DSU’s Pulver Hall renovations underway

Dickinson State University's Pulver Hall will soon serve as a focal point for scholars and Theodore Roosevelt enthusiasts alike as it is to become the new home of the university's Theodore Roosevelt Center.

The first floor of the building will be library and museum space, showcasing the work done by the university’s TR Center.

Sharon Kilzer, project manager for the TR Center, and her team have been working on indexing approximately 160,000 Roosevelt-related documents. Essentially, her team makes the digitized archive more searchable.

“We open up that file on our computer, we read it and we describe it and put subject tabs on it to make it findable,” Kilzer said. “With most modern communications, we create them in digital form, so they’re fully text-searchable … The items we have, because they’re historical documents, many of them handwritten … it’s an image. You can’t search the text in it until we pull that text out. That’s the work that we’re doing.”

In addition to the primary source documents, the TR Center has a large number of secondary sources on Roosevelt.

The new space in Pulver Hall gives the center a more prominent place on campus to showcase their work. Currently, the TR Center is housed in the lower level of the campus’s Stoxen Library.

“We don’t necessarily expect a lot of in-person visits, although we do encourage and invite people to come,” Kilzer said. “The biggest benefit is for them to actually experience this place where Roosevelt came in his youth and became the larger than life human being that we know him as. This place was very important to him, and he talked about it throughout his life as being where the romance of his life began.”

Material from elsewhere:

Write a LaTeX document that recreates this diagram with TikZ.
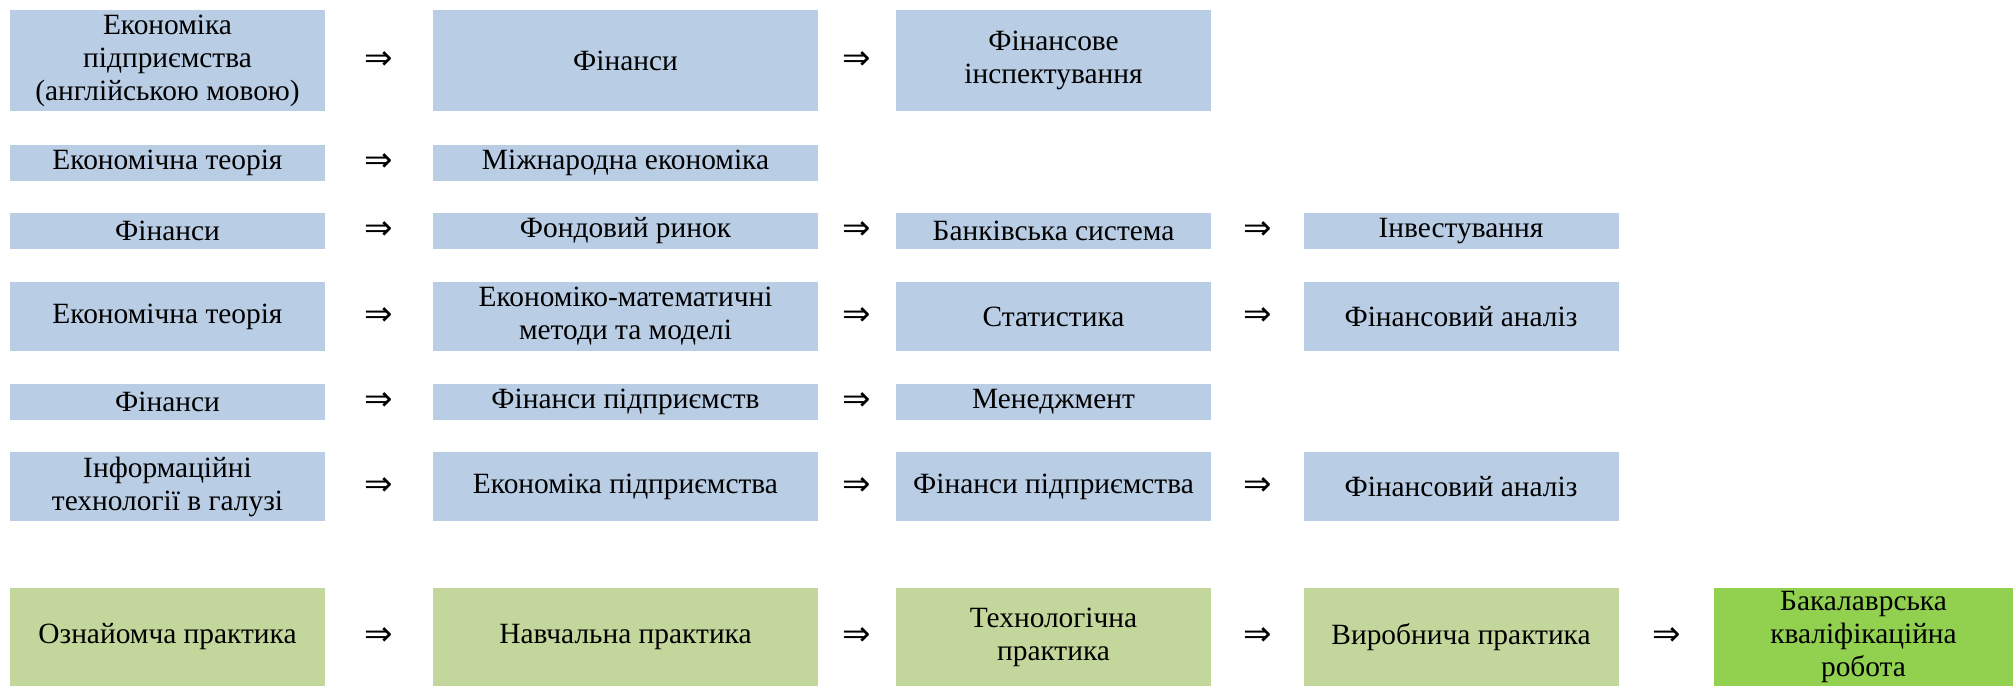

Also on the first floor, a room inspired by Theodore Roosevelt’s reading room in New York.

“We think this room … will be in high demand as a small meeting space … That’s our real showpiece of this whole project,” said DSU President Stephen Easton. “One of the reasons for the reading room is that people focus on Theodore Roosevelt as an outdoor person … and that was certainly a big part of him, but he also wrote 40-42 books, and he read like three books a day … We are a university, so one of the reasons we want to feature this space is Theodore Roosevelt was a scholar.”

The second floor will have offices for the Theodore Roosevelt Center. The third floor is DSU office and conference space, with a recording and broadcasting studio. The fourth floor will have more office space as well as a living quarters.

“The apartment is so that we could get visiting guest scholars, people who are here for a semester or a year … There’s another smaller living space that we think of more like a hotel room space for shorter term visitors, like if we had speakers,” Easton said. “I’ve stayed in a space like that in Washington University’s campus in St. Louis. It’s a nice asset for a campus to have.”

The upper two floors will be residence hall space over which Theodore Roosevelt Honors Leadership Program students will have priority.

“This will be our nicest residence hall space on campus. I’m pretty sure it’s all designed to be single rooms. We expect that to be in pretty high demand,” Easton said.

Each floor will be themed after one area of North Dakota that was significant in some way to Theodore Roosevelt.

“The way Pulver Hall is designed, the common space is in the middle of each floor and then the offices or rooms are around the outside,” Easton said. “The idea we came up with was that each floor, in the carpet, will have a place in the Little Missouri River that was significant to Roosevelt in some fashion.”

The six-story building is currently being renovated with $4 million worth of appropriations from the North Dakota Legislature.

“When we were designing the building, our architects told us, ‘You don’t have enough money to get all six floors done, so you’re going to have to choose which floor you’re not going to get done. It was a tough decision, but it was the fourth floor we decided wouldn’t get done,” Easton said. “Then we put it out for bids, and we actually did have enough money … It actually turns out to be a pretty good time to be building out a building project because the contractors want the work, so the bids came out a lot better than we expected them to.”

The appropriations don’t cover the furniture, fixtures or equipment, but DSU hopes to have the entire project completed by June 2021.

Thus far, an asbestos abatement was finished and the building has been gutted.

“We’re really excited about it and the vision and how it’s going to bring the spirit of TR onto our campus,” said Debora Dragseth, Provost and Vice President of Academic Affairs. “I think it’s going to be really a positive thing for us. It’s something that President Easton and I care a lot about.”

Pulver Hall was built as a residence hall during the Vietnam era, and was only used for this purpose for two years. After that, it became the home of the Badlands Human Resource Center, which leased the property for decades.